There it is: someone will have to pay. In this case, it’s Tom’s wife bringing in the regular wage, thus - essentially - paying so that Tom can do his job. It’s a very similar situation that freelancers find themselves in, when they temp at a company without any benefits: Many freelancers can only afford doing that because their spouses have jobs with benefits. So essentially, the “employers” of the freelancers outsource some of their costs to other people.

It really is essential that we start to realize that if we want to keep a vibrant internet - an internet that has many, independent voices - then we need to get used to the fact that we have to support the people who produce the contents we enjoy. See, of course, it’s possible that there will be some very smart way to pay for contents that does not involve us paying directly. But somebody will still have to pay.

Of course, I’m not a disinterested party here - as you probably figured by now.
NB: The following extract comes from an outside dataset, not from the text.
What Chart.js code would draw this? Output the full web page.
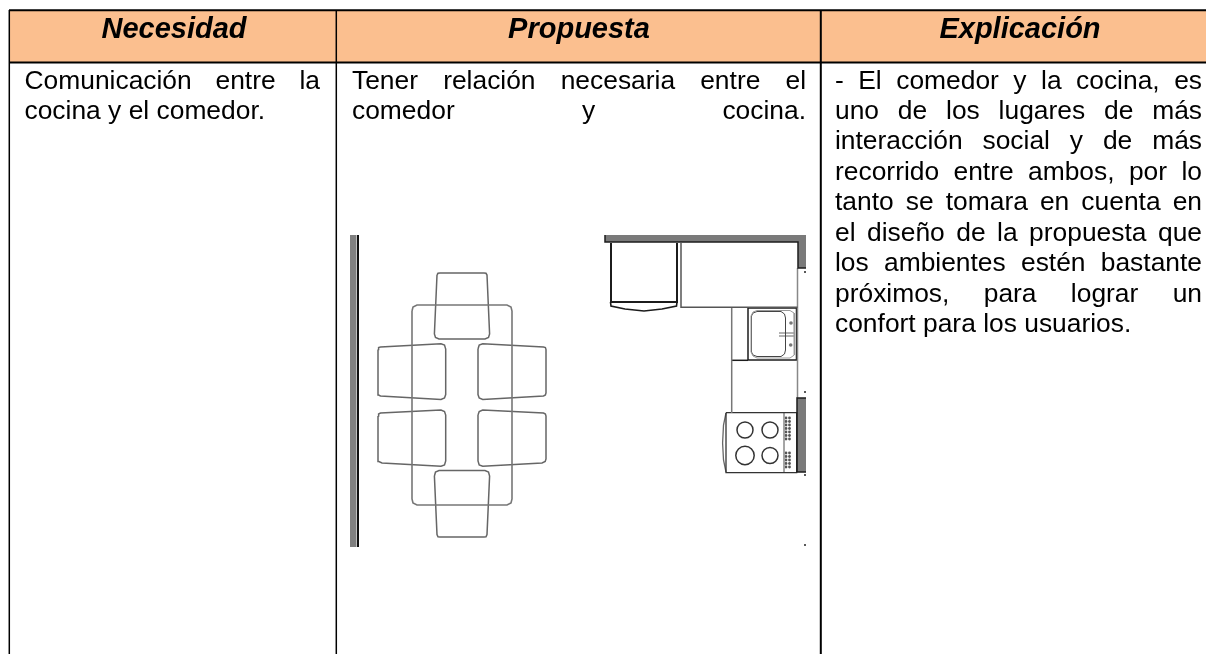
<!DOCTYPE html>
<html>
<head>
<meta charset="utf-8">
<title>Necesidad, propuesta, explicación</title>
<script src="https://cdn.jsdelivr.net/npm/chart.js@4"></script>
<style>
html, body { margin: 0; padding: 0; background: #fff; }
canvas { display: block; }
</style>
</head>
<body>
<canvas id="plan" width="1206" height="654"></canvas>
<script>
// Text of the table
const headers = ['Necesidad', 'Propuesta', 'Explicación'];
const necesidadLines = ['Comunicación entre la', 'cocina y el comedor.'];
const propuestaLines = ['Tener relación necesaria entre el', 'comedor y cocina.'];
const explicacionLines = [
    '- El comedor y la cocina, es',
    'uno de los lugares de más',
    'interacción social y de más',
    'recorrido entre ambos, por lo',
    'tanto se tomara en cuenta en',
    'el diseño de la propuesta que',
    'los ambientes estén bastante',
    'próximos, para lograr un',
    'confort para los usuarios.'
];

// Table rules, [x, y] in page units
const headerBand = [[9, 10], [1206, 10], [1206, 62], [9, 62]];
const ruleTop = [[9, 10.3], [1206, 10.3]];
const ruleHeader = [[9, 62.5], [1206, 62.5]];
const ruleLeft = [[9.3, 10], [9.3, 654]];
const ruleMiddle = [[336.3, 10], [336.3, 654]];
const ruleRight = [[820.8, 10], [820.8, 654]];

// Dining set
const wallGrey = [[350, 235], [356.5, 235], [356.5, 547], [350, 547]];
const wallEdge = [[358, 235], [358, 547]];
const diningTable = [[412, 311], [413, 307], [417, 305], [507, 305], [511, 307], [512, 311], [512, 499], [511, 503], [507, 505], [417, 505], [413, 503], [412, 499], [412, 311]];
const chairTop = [[437, 275], [438, 273.3], [440, 273], [484, 273], [486, 273.3], [487, 275], [489.6, 334], [488.5, 337.5], [485, 339], [439, 339], [435.5, 337.5], [434.4, 334], [437, 275]];
const chairBottom = [[434.4, 476], [435.5, 472], [439, 470.5], [485, 470.5], [488.5, 472], [489.6, 476], [487, 534.5], [486, 536.7], [484, 537], [440, 537], [438, 536.7], [437, 534.5], [434.4, 476]];
const chairUpperLeft = [[378, 349.5], [378.6, 347.5], [380.5, 347], [441, 343.7], [444.5, 345], [445.7, 349], [445.7, 394.5], [444.5, 398], [441, 399.4], [380.5, 396], [378.6, 395], [378, 393], [378, 349.5]];
const chairUpperRight = [[478, 349], [479.2, 345], [482.7, 343.7], [543.5, 347], [545.4, 347.5], [546, 349.5], [546, 393], [545.4, 395], [543.5, 396], [482.7, 399.4], [479.2, 398], [478, 394.5], [478, 349]];
const chairLowerLeft = [[378, 416], [378.6, 414], [380.5, 413], [441, 410], [444.5, 411.5], [445.7, 415], [445.7, 461], [444.5, 465], [441, 466.3], [382, 463], [378.8, 461.5], [378, 459], [378, 416]];
const chairLowerRight = [[478, 415], [479.2, 411.5], [482.7, 410], [543.5, 413], [545.4, 414], [546, 416], [546, 459], [545.2, 461.5], [542, 463], [482.7, 466.3], [479.2, 465], [478, 461], [478, 415]];

// Kitchen
const kitchenWall = [[605, 235], [806, 235], [806, 268], [798, 268], [798, 242], [605, 242]];
const kitchenWallEdge = [[605, 235], [605, 242], [798, 242], [798, 268], [806, 268]];
const stoveWall = [[797, 398], [806, 398], [806, 472], [797, 472]];
const stoveWallEdge = [[806, 398], [797, 398], [797, 472], [806, 472]];
const wallTips = [[805, 272], [805, 392], [805, 475], [805, 545]];
const fridge = [[611, 243], [611, 302], [677, 302], [677, 243]];
const fridgeDoor = [[610.5, 302], [611, 306], [625, 309], [644, 311], [662, 309], [676.5, 306], [677, 302]];
const counterTop = [[681, 243], [681, 307.3], [797.5, 307.3]];
const counterRight = [[797.5, 268], [797.5, 398]];
const counterLeft = [[731.7, 307], [731.7, 413]];
const counterShelf = [[732, 360.3], [748, 360.3]];
const sinkOuter = [[748, 308], [796.5, 308], [796.5, 360], [748, 360], [748, 308]];
const sinkRim = [[751, 316], [753, 312], [757, 310.5], [790, 310.5], [794, 313], [794.5, 316], [794.5, 352], [794, 355], [790, 358], [757, 358], [753, 356], [751, 352], [751, 316]];
const sinkBowl = [[751.5, 316], [753, 313], [757, 311.5], [781, 311.5], [784.5, 314], [785.5, 318], [785.5, 350], [784.5, 354], [781, 356.5], [757, 356.5], [753, 355], [751.5, 352], [751.5, 316]];
const faucetTop = [[779, 333], [794, 333]];
const faucetBottom = [[779, 336], [794, 336]];
const sinkDots = [[791, 323], [790.7, 345]];
const stove = [[726, 412.7], [796.7, 412.7], [796.7, 472.7], [726, 472.7], [726, 412.7]];
const stoveFront = [[726, 413], [723.5, 425], [722.6, 443], [723.5, 460], [726, 472]];
const stovePanel = [[784, 413], [784, 472]];
const burnerA = [[745, 430]];
const burnerB = [[770, 430]];
const burnerC = [[745, 455.5]];
const burnerD = [[770, 455.5]];
const knobsLeft = [[786, 418], [786, 421.5], [786, 425], [786, 428.5], [786, 432], [786, 435.5], [786, 439], [786, 453], [786, 456.5], [786, 460], [786, 463.5], [786, 467]];
const knobsRight = [[789.5, 418], [789.5, 421.5], [789.5, 425], [789.5, 428.5], [789.5, 432], [789.5, 435.5], [789.5, 439], [789.5, 453], [789.5, 456.5], [789.5, 460], [789.5, 463.5], [789.5, 467]];

const toXY = pts => pts.map(p => ({ x: p[0], y: p[1] }));

function stroke(pts, color, width) {
    return { data: toXY(pts), showLine: true, borderColor: color, borderWidth: width, pointRadius: 0, fill: false, tension: 0, order: 1 };
}

function filled(pts, color, order) {
    return { data: toXY(pts), showLine: true, borderWidth: 0, borderColor: color, backgroundColor: color, pointRadius: 0, fill: 'shape', tension: 0, order: order };
}

function dots(pts, color, radius, hollow) {
    return {
        data: toXY(pts), showLine: false, pointStyle: 'circle', pointRadius: radius,
        pointBorderColor: color, pointBorderWidth: hollow ? 1.5 : 0,
        pointBackgroundColor: hollow ? 'rgba(0,0,0,0)' : color, order: 1
    };
}

const black = '#000000';
const planLine = '#666666';
const kitchenLine = '#1c1c1c';
const softLine = '#777777';

const datasets = [
    filled(headerBand, '#FBBF8F', 3),
    filled(wallGrey, '#808080', 2),
    filled(kitchenWall, '#7a7a7a', 2),
    filled(stoveWall, '#7a7a7a', 2),
    stroke(ruleTop, black, 2),
    stroke(ruleHeader, black, 2),
    stroke(ruleLeft, black, 1.5),
    stroke(ruleMiddle, black, 1.5),
    stroke(ruleRight, black, 2),
    stroke(wallEdge, '#111111', 2),
    stroke(diningTable, softLine, 1.6),
    stroke(chairTop, planLine, 1.5),
    stroke(chairBottom, planLine, 1.5),
    stroke(chairUpperLeft, planLine, 1.5),
    stroke(chairUpperRight, planLine, 1.5),
    stroke(chairLowerLeft, planLine, 1.5),
    stroke(chairLowerRight, planLine, 1.5),
    stroke(kitchenWallEdge, kitchenLine, 1.5),
    stroke(stoveWallEdge, kitchenLine, 1.5),
    stroke(fridge, kitchenLine, 2),
    stroke(fridgeDoor, kitchenLine, 1.6),
    stroke(counterTop, '#555555', 1.5),
    stroke(counterRight, '#888888', 1.5),
    stroke(counterLeft, '#777777', 1.5),
    stroke(counterShelf, kitchenLine, 1.5),
    stroke(sinkOuter, kitchenLine, 1.5),
    stroke(sinkRim, '#999999', 1),
    stroke(sinkBowl, '#444444', 1),
    stroke(faucetTop, '#666666', 1),
    stroke(faucetBottom, '#666666', 1),
    stroke(stove, '#333333', 1.3),
    stroke(stoveFront, '#666666', 1.3),
    stroke(stovePanel, '#999999', 1),
    dots(sinkDots, '#777777', 1.8, false),
    dots(burnerA, '#333333', 8, true),
    dots(burnerB, '#333333', 8, true),
    dots(burnerC, '#333333', 9.2, true),
    dots(burnerD, '#333333', 8, true),
    dots(knobsLeft, '#555555', 1.4, false),
    dots(knobsRight, '#555555', 1.4, false),
    dots(wallTips, '#222222', 1, false)
];

// Words are spread to the full cell width, except the last line of a cell
function drawCell(ctx, scales, lines, left, right, firstBaseline, lineStep, lastIsJustified) {
    const x0 = scales.x.getPixelForValue(left);
    const x1 = scales.x.getPixelForValue(right);
    lines.forEach((line, i) => {
        const y = scales.y.getPixelForValue(firstBaseline + i * lineStep);
        const words = line.split(' ');
        const isLast = i === lines.length - 1;
        if (isLast && !lastIsJustified) {
            ctx.fillText(line, x0, y);
            return;
        }
        const used = words.reduce((sum, w) => sum + ctx.measureText(w).width, 0);
        const gap = (x1 - x0 - used) / (words.length - 1);
        let x = x0;
        words.forEach(w => {
            ctx.fillText(w, x, y);
            x += ctx.measureText(w).width + gap;
        });
    });
}

const tableText = {
    id: 'tableText',
    afterDraw(chart) {
        const ctx = chart.ctx;
        const s = chart.scales;
        ctx.save();
        ctx.fillStyle = '#000';
        ctx.textBaseline = 'alphabetic';
        ctx.textAlign = 'center';
        ctx.font = 'italic bold 29px "Liberation Sans"';
        [174, 579, 1020].forEach((cx, i) => {
            ctx.fillText(headers[i], s.x.getPixelForValue(cx), s.y.getPixelForValue(38));
        });
        ctx.textAlign = 'left';
        ctx.font = '26.4px "Liberation Sans"';
        drawCell(ctx, s, necesidadLines, 24.5, 320, 88.5, 30.3, false);
        drawCell(ctx, s, propuestaLines, 352, 806, 88.5, 30.3, true);
        drawCell(ctx, s, explicacionLines, 835, 1202, 88.5, 30.45, false);
        ctx.restore();
    }
};

new Chart(document.getElementById('plan').getContext('2d'), {
    type: 'scatter',
    data: { datasets: datasets },
    options: {
        responsive: false,
        animation: false,
        layout: { padding: 0, autoPadding: false },
        scales: {
            x: { type: 'linear', min: 0, max: 1206, display: false },
            y: { type: 'linear', min: 0, max: 654, reverse: true, display: false }
        },
        plugins: { legend: { display: false }, tooltip: { enabled: false }, title: { display: false } }
    },
    plugins: [tableText]
});
</script>
</body>
</html>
This blog has been free - and it will remain free. But I want to expand the blog and turn it into what I do full-time, so I can produce more in-depth contents etc. For me being able to do that I need to find a way to make money from it.

I will admit that getting to this point has been very difficult. For the longest time, I subscribed to the idea that “information should be free,” but over the past few years, I’ve come to realize that… Well, no need to repeat what I wrote above.
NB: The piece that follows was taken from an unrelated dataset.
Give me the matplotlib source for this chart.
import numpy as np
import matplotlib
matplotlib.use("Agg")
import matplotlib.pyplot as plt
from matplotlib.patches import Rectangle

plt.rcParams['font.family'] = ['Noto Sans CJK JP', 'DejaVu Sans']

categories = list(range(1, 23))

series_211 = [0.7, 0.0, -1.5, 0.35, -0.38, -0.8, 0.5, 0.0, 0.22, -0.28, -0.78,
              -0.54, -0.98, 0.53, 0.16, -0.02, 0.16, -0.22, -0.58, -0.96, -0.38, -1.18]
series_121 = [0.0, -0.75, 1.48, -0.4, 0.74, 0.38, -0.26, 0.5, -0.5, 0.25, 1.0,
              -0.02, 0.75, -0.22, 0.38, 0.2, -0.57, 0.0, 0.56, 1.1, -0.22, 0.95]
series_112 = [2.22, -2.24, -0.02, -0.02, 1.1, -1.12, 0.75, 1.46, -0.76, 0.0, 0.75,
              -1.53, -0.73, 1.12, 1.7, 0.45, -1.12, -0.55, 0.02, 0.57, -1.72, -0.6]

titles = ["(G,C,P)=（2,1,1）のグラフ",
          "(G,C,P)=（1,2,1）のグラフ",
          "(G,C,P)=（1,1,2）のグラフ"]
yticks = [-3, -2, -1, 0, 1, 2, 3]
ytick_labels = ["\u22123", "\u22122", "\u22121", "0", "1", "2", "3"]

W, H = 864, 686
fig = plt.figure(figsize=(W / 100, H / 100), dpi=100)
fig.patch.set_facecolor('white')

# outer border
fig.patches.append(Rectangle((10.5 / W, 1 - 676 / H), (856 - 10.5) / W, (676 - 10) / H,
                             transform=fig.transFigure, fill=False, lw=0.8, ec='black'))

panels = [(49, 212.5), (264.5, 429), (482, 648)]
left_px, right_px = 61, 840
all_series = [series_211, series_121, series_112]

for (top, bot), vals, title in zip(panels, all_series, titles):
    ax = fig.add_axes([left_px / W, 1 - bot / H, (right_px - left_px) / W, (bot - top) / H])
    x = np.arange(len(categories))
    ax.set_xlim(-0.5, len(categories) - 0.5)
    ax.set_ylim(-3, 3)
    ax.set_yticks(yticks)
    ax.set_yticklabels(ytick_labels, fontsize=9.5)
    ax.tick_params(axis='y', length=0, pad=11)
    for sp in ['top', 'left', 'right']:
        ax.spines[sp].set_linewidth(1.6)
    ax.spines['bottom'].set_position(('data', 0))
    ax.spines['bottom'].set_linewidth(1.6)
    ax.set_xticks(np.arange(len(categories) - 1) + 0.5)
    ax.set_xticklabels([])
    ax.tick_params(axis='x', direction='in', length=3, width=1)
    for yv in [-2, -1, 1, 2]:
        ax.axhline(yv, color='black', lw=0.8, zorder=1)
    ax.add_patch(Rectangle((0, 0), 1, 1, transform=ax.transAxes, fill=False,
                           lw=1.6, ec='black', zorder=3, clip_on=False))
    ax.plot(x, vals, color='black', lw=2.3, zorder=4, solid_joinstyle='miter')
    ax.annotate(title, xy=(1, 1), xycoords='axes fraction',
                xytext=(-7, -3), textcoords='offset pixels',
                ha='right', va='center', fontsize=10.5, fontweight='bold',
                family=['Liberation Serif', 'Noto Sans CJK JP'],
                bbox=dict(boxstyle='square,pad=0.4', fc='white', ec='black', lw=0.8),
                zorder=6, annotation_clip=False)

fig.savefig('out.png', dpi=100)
Update (1 February 2010): Tom got in touch with me, telling me he feels I misread and then consequently misrepresented what he wrote about his personal income situation. He does in fact not have to rely on his wife’s income, his own income allows him to work as a photographer. I’m sorry about this misunderstanding, Tom!

Update 2 (1 February 2010): Tom wrote a follow-up article that addresses some of the issues raised here and in our email exchange. Go and read it! I have to say, I have always hoped that there would be more exchanges like this one; the photo blogosphere still for the most part works like isolated islands in a vast sea. A back-and-forth, with disagreements - and probably even the kinds of misunderstandings that can’t be avoided but that can be dealt with - isn’t that something that would really move photography blogging forward?